[Dataset entries]

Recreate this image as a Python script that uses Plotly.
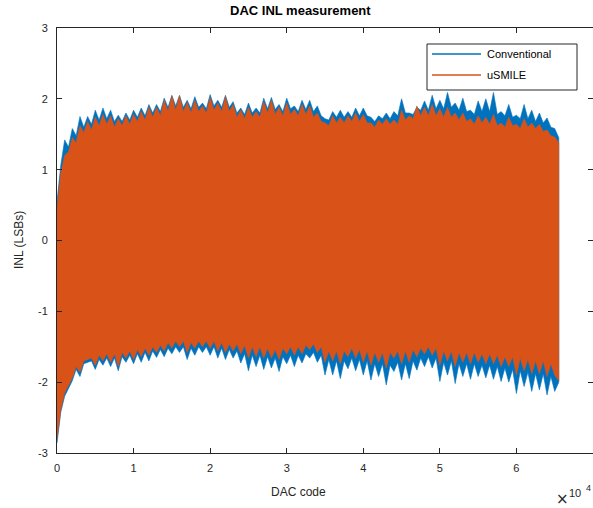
import plotly.graph_objects as go

# DAC codes where the envelopes were read (every 500 codes, plus last code)
codes = list(range(0, 65001, 500)) + [65535]

conv_hi = [0.55, 1.07, 1.42, 1.32, 1.58, 1.48, 1.75, 1.60, 1.75, 1.64, 1.84, 1.70, 1.87, 1.72, 1.84, 1.68, 1.77, 1.68, 1.80, 1.70,
           1.84, 1.74, 1.87, 1.76, 1.92, 1.80, 1.92, 1.82, 2.01, 1.88, 2.05, 1.90, 2.05, 1.88, 1.98, 1.86, 2.03, 1.88, 1.94, 1.86,
           2.06, 1.90, 1.98, 1.88, 2.05, 1.88, 1.96, 1.80, 1.87, 1.78, 1.94, 1.80, 1.87, 1.80, 2.01, 1.86, 2.02, 1.85, 1.92, 1.82,
           2.01, 1.86, 1.90, 1.82, 1.98, 1.85, 1.98, 1.82, 1.90, 1.76, 1.72, 1.70, 1.82, 1.74, 1.84, 1.74, 1.82, 1.74, 1.87, 1.76,
           1.87, 1.76, 1.74, 1.68, 1.76, 1.72, 1.80, 1.72, 1.82, 1.76, 2.00, 1.80, 1.80, 1.78, 1.88, 1.84, 1.97, 1.84, 2.05, 1.86,
           1.98, 1.86, 2.09, 1.88, 1.94, 1.84, 2.01, 1.82, 1.84, 1.78, 1.97, 1.82, 2.00, 1.82, 2.09, 1.78, 1.82, 1.76, 1.92, 1.74,
           1.77, 1.72, 1.92, 1.72, 1.84, 1.68, 1.80, 1.66, 1.73, 1.60, 1.58, 1.45]

conv_lo = [-2.86, -2.42, -2.20, -2.08, -1.98, -1.82, -1.92, -1.74, -1.72, -1.70, -1.82, -1.68, -1.76, -1.66, -1.78, -1.66, -1.84, -1.64, -1.72, -1.62,
           -1.74, -1.60, -1.72, -1.58, -1.70, -1.56, -1.65, -1.54, -1.64, -1.52, -1.60, -1.50, -1.58, -1.50, -1.68, -1.52, -1.62, -1.50, -1.58, -1.50,
           -1.62, -1.50, -1.66, -1.52, -1.68, -1.54, -1.66, -1.56, -1.73, -1.60, -1.84, -1.62, -1.78, -1.62, -1.82, -1.64, -1.80, -1.66, -1.85, -1.64,
           -1.74, -1.62, -1.78, -1.62, -1.73, -1.60, -1.66, -1.58, -1.72, -1.62, -1.90, -1.68, -1.90, -1.70, -1.95, -1.70, -1.81, -1.66, -1.84, -1.68,
           -1.90, -1.70, -1.97, -1.74, -1.92, -1.74, -2.04, -1.76, -1.85, -1.72, -1.97, -1.74, -1.95, -1.70, -1.83, -1.66, -1.78, -1.64, -1.80, -1.66,
           -1.99, -1.72, -1.90, -1.70, -2.02, -1.74, -1.92, -1.74, -1.96, -1.74, -1.92, -1.76, -1.94, -1.76, -1.96, -1.78, -1.99, -1.80, -2.00, -1.82,
           -2.16, -1.84, -2.06, -1.86, -2.13, -1.88, -2.11, -1.88, -2.18, -1.92, -2.13, -2.00]

usmile_hi = [0.45, 0.95, 1.20, 1.25, 1.45, 1.38, 1.62, 1.52, 1.68, 1.56, 1.74, 1.62, 1.78, 1.64, 1.76, 1.60, 1.72, 1.62, 1.76, 1.64,
             1.78, 1.68, 1.82, 1.70, 1.88, 1.74, 1.88, 1.76, 1.98, 1.82, 2.04, 1.84, 2.04, 1.82, 1.95, 1.80, 1.98, 1.82, 1.90, 1.80,
             2.02, 1.84, 1.94, 1.82, 2.03, 1.82, 1.92, 1.74, 1.84, 1.72, 1.88, 1.74, 1.82, 1.74, 1.96, 1.80, 1.98, 1.78, 1.88, 1.76,
             1.94, 1.78, 1.85, 1.76, 1.92, 1.78, 1.90, 1.74, 1.80, 1.68, 1.66, 1.62, 1.76, 1.66, 1.74, 1.66, 1.76, 1.68, 1.80, 1.68,
             1.78, 1.66, 1.66, 1.60, 1.70, 1.64, 1.72, 1.64, 1.70, 1.64, 1.84, 1.70, 1.76, 1.72, 1.90, 1.76, 1.88, 1.76, 1.92, 1.76,
             1.86, 1.74, 1.88, 1.74, 1.80, 1.70, 1.80, 1.68, 1.72, 1.64, 1.76, 1.66, 1.74, 1.64, 1.78, 1.62, 1.66, 1.60, 1.74, 1.62,
             1.64, 1.58, 1.72, 1.60, 1.66, 1.58, 1.64, 1.54, 1.56, 1.48, 1.46, 1.38]

usmile_lo = [-2.80, -2.38, -2.15, -2.04, -1.94, -1.78, -1.86, -1.70, -1.68, -1.66, -1.76, -1.62, -1.70, -1.60, -1.72, -1.60, -1.78, -1.58, -1.66, -1.56,
             -1.68, -1.54, -1.64, -1.52, -1.62, -1.50, -1.58, -1.48, -1.56, -1.44, -1.52, -1.42, -1.50, -1.42, -1.58, -1.44, -1.52, -1.42, -1.50, -1.42,
             -1.52, -1.42, -1.56, -1.44, -1.58, -1.46, -1.56, -1.46, -1.60, -1.48, -1.66, -1.50, -1.64, -1.50, -1.66, -1.52, -1.66, -1.54, -1.68, -1.52,
             -1.60, -1.50, -1.62, -1.50, -1.60, -1.48, -1.54, -1.46, -1.58, -1.50, -1.72, -1.56, -1.70, -1.56, -1.74, -1.56, -1.64, -1.52, -1.66, -1.54,
             -1.72, -1.56, -1.76, -1.58, -1.72, -1.58, -1.80, -1.58, -1.66, -1.56, -1.74, -1.56, -1.72, -1.54, -1.64, -1.52, -1.60, -1.50, -1.62, -1.52,
             -1.76, -1.56, -1.70, -1.56, -1.78, -1.58, -1.72, -1.58, -1.74, -1.58, -1.72, -1.60, -1.74, -1.60, -1.74, -1.62, -1.78, -1.64, -1.78, -1.64,
             -1.90, -1.66, -1.84, -1.68, -1.88, -1.70, -1.88, -1.70, -1.92, -1.74, -1.90, -1.98]

series_names = ["Conventional", "uSMILE"]
series_colors = ["#0072BD", "#D95319"]
x_tick_vals = [0, 10000, 20000, 30000, 40000, 50000, 60000, 70000]
x_tick_text = ["0", "1", "2", "3", "4", "5", "6", "7"]
y_tick_vals = [-3, -2, -1, 0, 1, 2, 3]
y_tick_text = ["-3", "-2", "-1", "0", "1", "2", "3"]

FONT = "Liberation Sans, Arial, Helvetica, sans-serif"
TXT = "#262626"

fig = go.Figure()
for hi, lo, name, col in [(conv_hi, conv_lo, series_names[0], series_colors[0]),
                          (usmile_hi, usmile_lo, series_names[1], series_colors[1])]:
    fig.add_trace(go.Scatter(
        x=codes + codes[::-1], y=hi + lo[::-1], mode="lines", fill="toself",
        fillcolor=col, line=dict(color=col, width=0.6), name=name, showlegend=False,
        hoverinfo="skip"))

# plot area in pixels: left 57, right 593, top 28, bottom 453
L, R, T, B = 57, 593, 28, 453
W, H = R - L, B - T
def px(x):
    return (x - L) / W
def py(y):
    return (B - y) / H

axis_common = dict(showline=True, linecolor=TXT, linewidth=1, mirror="ticks", ticks="inside",
                   ticklen=5, tickcolor=TXT, tickwidth=1, showgrid=False, zeroline=False,
                   tickfont=dict(family=FONT, size=11, color=TXT))

fig.update_layout(
    width=593, height=508, autosize=False,
    margin=dict(l=L, r=593 - R, t=T, b=508 - B, pad=0),
    paper_bgcolor="white", plot_bgcolor="white",
    font=dict(family=FONT, color=TXT),
    xaxis=dict(range=[0, 70000], tickvals=x_tick_vals, ticktext=x_tick_text,
               ticklabelstandoff=5, **axis_common),
    yaxis=dict(range=[-3, 3], tickvals=y_tick_vals, ticktext=y_tick_text,
               ticklabelstandoff=6, **axis_common),
    showlegend=False,
)

annotations = [
    dict(text="<b>DAC INL measurement</b>", x=px(300), y=py(10), xref="paper", yref="paper",
         showarrow=False, xanchor="center", yanchor="middle", font=dict(family=FONT, size=13, color="black")),
    dict(text="DAC code", x=px(298), y=py(492), xref="paper", yref="paper",
         showarrow=False, xanchor="center", yanchor="middle", font=dict(family=FONT, size=12, color=TXT)),
    dict(text="INL (LSBs)", x=px(19), y=py(240), xref="paper", yref="paper", textangle=-90,
         showarrow=False, xanchor="center", yanchor="middle", font=dict(family=FONT, size=12, color=TXT)),
    dict(text="×", x=px(554), y=py(499), xref="paper", yref="paper",
         showarrow=False, xanchor="left", yanchor="middle", font=dict(family="DejaVu Sans, sans-serif", size=15, color=TXT)),
    dict(text="10", x=px(567), y=py(493), xref="paper", yref="paper",
         showarrow=False, xanchor="left", yanchor="middle", font=dict(family=FONT, size=11, color=TXT)),
    dict(text="4", x=px(584), y=py(488), xref="paper", yref="paper",
         showarrow=False, xanchor="left", yanchor="middle", font=dict(family=FONT, size=9, color=TXT)),
]
shapes = [
    dict(type="rect", xref="paper", yref="paper", x0=px(427), x1=px(577), y0=py(90), y1=py(44),
         line=dict(color=TXT, width=1), fillcolor="white", layer="above"),
]
for i, (name, col) in enumerate(zip(series_names, series_colors)):
    yy = [54, 75][i]
    shapes.append(dict(type="line", xref="paper", yref="paper", x0=px(432), x1=px(481),
                       y0=py(yy), y1=py(yy), line=dict(color=col, width=1.5), layer="above"))
    annotations.append(dict(text=name, x=px(485), y=py(yy), xref="paper", yref="paper",
                            showarrow=False, xanchor="left", yanchor="middle",
                            font=dict(family=FONT, size=11, color="black")))

fig.update_layout(annotations=annotations, shapes=shapes)
fig.write_html("out.html", config={"displayModeBar": False})
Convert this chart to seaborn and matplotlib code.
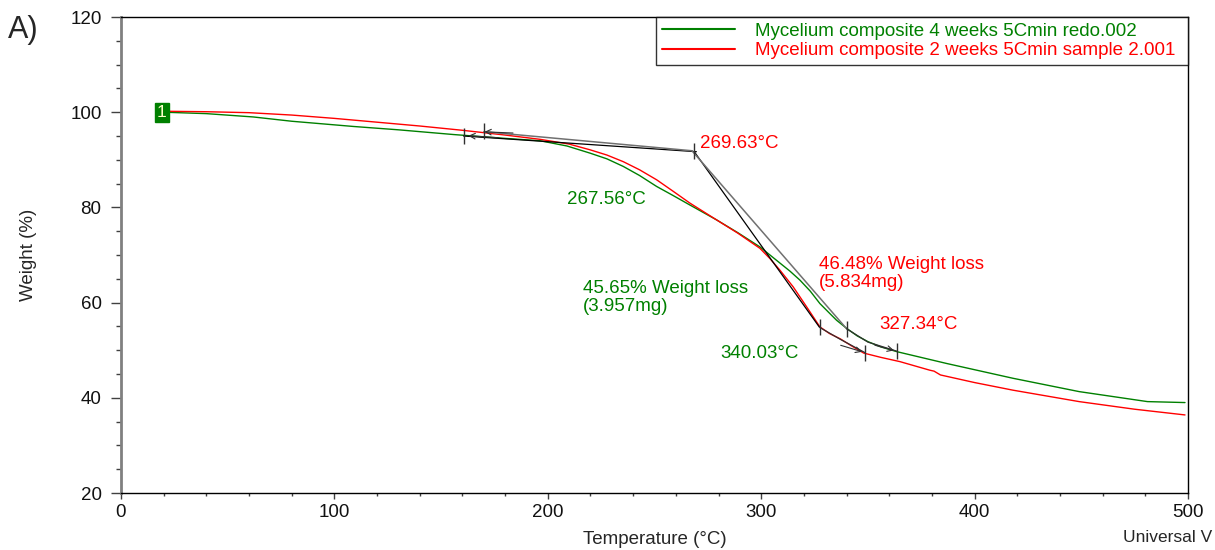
import matplotlib
matplotlib.use("Agg")
import matplotlib.pyplot as plt
import seaborn as sns
import pandas as pd
from matplotlib.ticker import MultipleLocator

# ---------------- data ----------------
temp_4w = [20, 40, 62, 80, 109, 130, 156, 180, 196.4, 209, 219.8, 227.7, 235.4, 243,
           251, 258.7, 266.6, 279, 289, 299.4, 308.8, 313.5, 318.2, 323, 327.5, 331.5,
           335.3, 340, 345, 350, 356, 363.5, 387, 418, 449, 481, 498.6]
weight_4w = [100.0, 99.7, 99.0, 98.1, 97.0, 96.3, 95.3, 94.5, 94.0, 92.9, 91.4, 90.2,
             88.6, 86.7, 84.4, 82.5, 80.5, 77.4, 74.7, 71.7, 68.3, 66.6, 64.7, 62.4,
             59.8, 58.0, 56.3, 54.6, 53.0, 51.8, 50.7, 49.7, 47.2, 44.1, 41.3, 39.2, 39.0]

temp_2w = [20, 40, 60, 80, 100, 120, 140, 160, 180, 196.4, 210, 219.8, 227.7, 235.4,
           243, 251, 258.7, 266.6, 279, 289, 299.4, 304, 308.8, 315, 321.3, 327.5, 332,
           337, 342, 348, 356, 365, 379, 381, 384, 400, 418, 449, 475, 498.6]
weight_2w = [100.2, 100.1, 99.9, 99.4, 98.7, 97.9, 97.1, 96.2, 95.2, 94.3, 93.3, 92.1,
             91.0, 89.6, 87.9, 85.8, 83.4, 80.9, 77.4, 74.6, 71.4, 69.3, 66.8, 63.3,
             59.1, 54.9, 53.5, 52.4, 51.0, 49.4, 48.5, 47.6, 45.8, 45.6, 44.8, 43.2,
             41.6, 39.2, 37.6, 36.4]

series_labels = ["Mycelium composite 4 weeks 5Cmin redo.002",
                 "Mycelium composite 2 weeks 5Cmin sample 2.001"]
series_colors = ["#008000", "#ff0000"]

# onset / end analysis values
onset_2w = (269.63, 91.7)
onset_4w = (267.56, 91.9)
end_2w = (327.34, 54.8)
end_4w = (340.03, 54.5)
start_tick_2w = (160.5, 95.1)
start_tick_4w = (170.0, 96.1)
stop_tick_2w = (348.6, 49.5)
stop_tick_4w = (363.5, 49.8)

x_ticks = [0, 100, 200, 300, 400, 500]
y_ticks = [20, 40, 60, 80, 100, 120]

# ---------------- style ----------------
sns.set_style("white")
plt.rcParams["font.family"] = ["Liberation Sans", "DejaVu Sans"]
FS = 13.5
plt.rcParams["font.size"] = FS

fig = plt.figure(figsize=(12.15, 5.5), dpi=100)
ax = fig.add_axes([121 / 1215, 1 - 493 / 550, 1067 / 1215, 476 / 550])

df4 = pd.DataFrame({"Temperature": temp_4w, "Weight": weight_4w})
df2 = pd.DataFrame({"Temperature": temp_2w, "Weight": weight_2w})
sns.lineplot(data=df4, x="Temperature", y="Weight", color=series_colors[0],
             lw=1.0, ax=ax, label=series_labels[0], sort=True)
sns.lineplot(data=df2, x="Temperature", y="Weight", color=series_colors[1],
             lw=1.0, ax=ax, label=series_labels[1], sort=True)

# tangent / analysis lines
ax.plot([start_tick_2w[0], onset_2w[0]], [start_tick_2w[1] - 0.1, onset_2w[1]], color="black", lw=0.9)
ax.plot([start_tick_4w[0], onset_4w[0]], [start_tick_4w[1] - 0.2, onset_4w[1]], color="#707070", lw=1.1)
ax.plot([onset_2w[0] - 1, end_2w[0]], [onset_2w[1], end_2w[1]], color="black", lw=0.9)
ax.plot([onset_4w[0], end_4w[0]], [onset_4w[1], end_4w[1]], color="#707070", lw=1.1)
ax.plot([end_2w[0], 337, stop_tick_2w[0]], [end_2w[1], 52.3, stop_tick_2w[1]], color="#303030", lw=0.9)
ax.plot([end_4w[0], 350, stop_tick_4w[0]], [end_4w[1], 51.7, stop_tick_4w[1]], color="#303030", lw=0.9)

# tick marks on the curves
tick_pts = [start_tick_2w, start_tick_4w, (268.5, 91.8), end_2w, end_4w, stop_tick_2w, stop_tick_4w]
for (tx, ty) in tick_pts:
    ax.plot([tx], [ty], marker="|", markersize=11, color="#303030", mew=1.0)

# small arrows
arrow_kw = dict(arrowstyle="->", color="#303030", lw=0.8, mutation_scale=10)
ax.annotate("", xy=stop_tick_2w, xytext=(336, 51.2), arrowprops=arrow_kw)
ax.annotate("", xy=stop_tick_4w, xytext=(352, 51.2), arrowprops=arrow_kw)
ax.annotate("", xy=(start_tick_2w[0] + 1, start_tick_2w[1]), xytext=(178, 94.6), arrowprops=arrow_kw)
ax.annotate("", xy=(start_tick_4w[0] - 1, start_tick_4w[1] - 0.2), xytext=(185, 95.6), arrowprops=arrow_kw)

# annotations
ax.text(271.3, 93.5, "269.63°C", color=series_colors[1], va="center", ha="left", fontsize=FS)
ax.text(209.0, 81.6, "267.56°C", color=series_colors[0], va="center", ha="left", fontsize=FS)
ax.text(216.5, 61.1, "45.65% Weight loss\n(3.957mg)", color=series_colors[0],
        va="center", ha="left", linespacing=1.05, fontsize=FS)
ax.text(327.0, 66.1, "46.48% Weight loss\n(5.834mg)", color=series_colors[1],
        va="center", ha="left", linespacing=1.05, fontsize=FS)
ax.text(355.2, 55.5, "327.34°C", color=series_colors[1], va="center", ha="left", fontsize=FS)
ax.text(280.7, 49.4, "340.03°C", color=series_colors[0], va="center", ha="left", fontsize=FS)

# "1" marker
ax.text(19, 100, "1", color="#ffffcc", fontsize=12.5, ha="center", va="center",
        bbox=dict(boxstyle="square,pad=0.12", facecolor="#008000", edgecolor="#008000"))

# axes
ax.set_xlim(0, 500)
ax.set_ylim(20, 120)
ax.set_xticks(x_ticks)
ax.set_yticks(y_ticks)
ax.xaxis.set_minor_locator(MultipleLocator(20))
ax.yaxis.set_minor_locator(MultipleLocator(5))
ax.tick_params(axis="y", which="major", direction="out", length=7, width=1, color="#404040", pad=7, left=True)
ax.tick_params(axis="y", which="minor", direction="out", length=3.5, width=1, color="#404040", left=True)
ax.tick_params(axis="x", which="major", direction="out", length=4, width=1, color="#404040", pad=4, bottom=True)
ax.tick_params(axis="x", which="minor", direction="out", length=2.5, width=1, color="#404040", bottom=True)
ax.tick_params(labelsize=FS, labelcolor="#111111")

for s in ["top", "right", "bottom"]:
    ax.spines[s].set_color("black")
    ax.spines[s].set_linewidth(1.0)
ax.spines["left"].set_color("#808080")
ax.spines["left"].set_linewidth(2.0)

ax.set_xlabel("Temperature (°C)", fontsize=FS)
ax.set_ylabel("Weight (%)", fontsize=FS)
ax.xaxis.set_label_coords(0.5005, -0.079)
ax.yaxis.set_label_coords(-0.079, 0.5)

leg = ax.legend(loc="upper left", bbox_to_anchor=(0.5014, 0.5, 0.4986, 0.5), mode="expand",
                borderaxespad=0, frameon=True, fancybox=False, edgecolor="black",
                handlelength=3.9, handletextpad=1.1, labelspacing=0.12, borderpad=0.3,
                fontsize=FS, labelcolor="linecolor")
leg.get_frame().set_linewidth(1.0)
for h in leg.legend_handles:
    h.set_linewidth(1.5)

fig.text(8 / 1215, 1 - 30 / 550, "A)", fontsize=22, va="center", ha="left")
fig.text(1212 / 1215, 1 - 538 / 550, "Universal V", fontsize=12.5, va="center", ha="right")

fig.savefig("out.png", dpi=100)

**Task statement:** Start at the line above containing "Convert this chart" and stop at the line containing "41.3, 39.2, 39.0]": print those lines and everything between them exactly, but not the pictures.

**Solution to this exercise:**
Convert this chart to seaborn and matplotlib code.
import matplotlib
matplotlib.use("Agg")
import matplotlib.pyplot as plt
import seaborn as sns
import pandas as pd
from matplotlib.ticker import MultipleLocator

# ---------------- data ----------------
temp_4w = [20, 40, 62, 80, 109, 130, 156, 180, 196.4, 209, 219.8, 227.7, 235.4, 243,
           251, 258.7, 266.6, 279, 289, 299.4, 308.8, 313.5, 318.2, 323, 327.5, 331.5,
           335.3, 340, 345, 350, 356, 363.5, 387, 418, 449, 481, 498.6]
weight_4w = [100.0, 99.7, 99.0, 98.1, 97.0, 96.3, 95.3, 94.5, 94.0, 92.9, 91.4, 90.2,
             88.6, 86.7, 84.4, 82.5, 80.5, 77.4, 74.7, 71.7, 68.3, 66.6, 64.7, 62.4,
             59.8, 58.0, 56.3, 54.6, 53.0, 51.8, 50.7, 49.7, 47.2, 44.1, 41.3, 39.2, 39.0]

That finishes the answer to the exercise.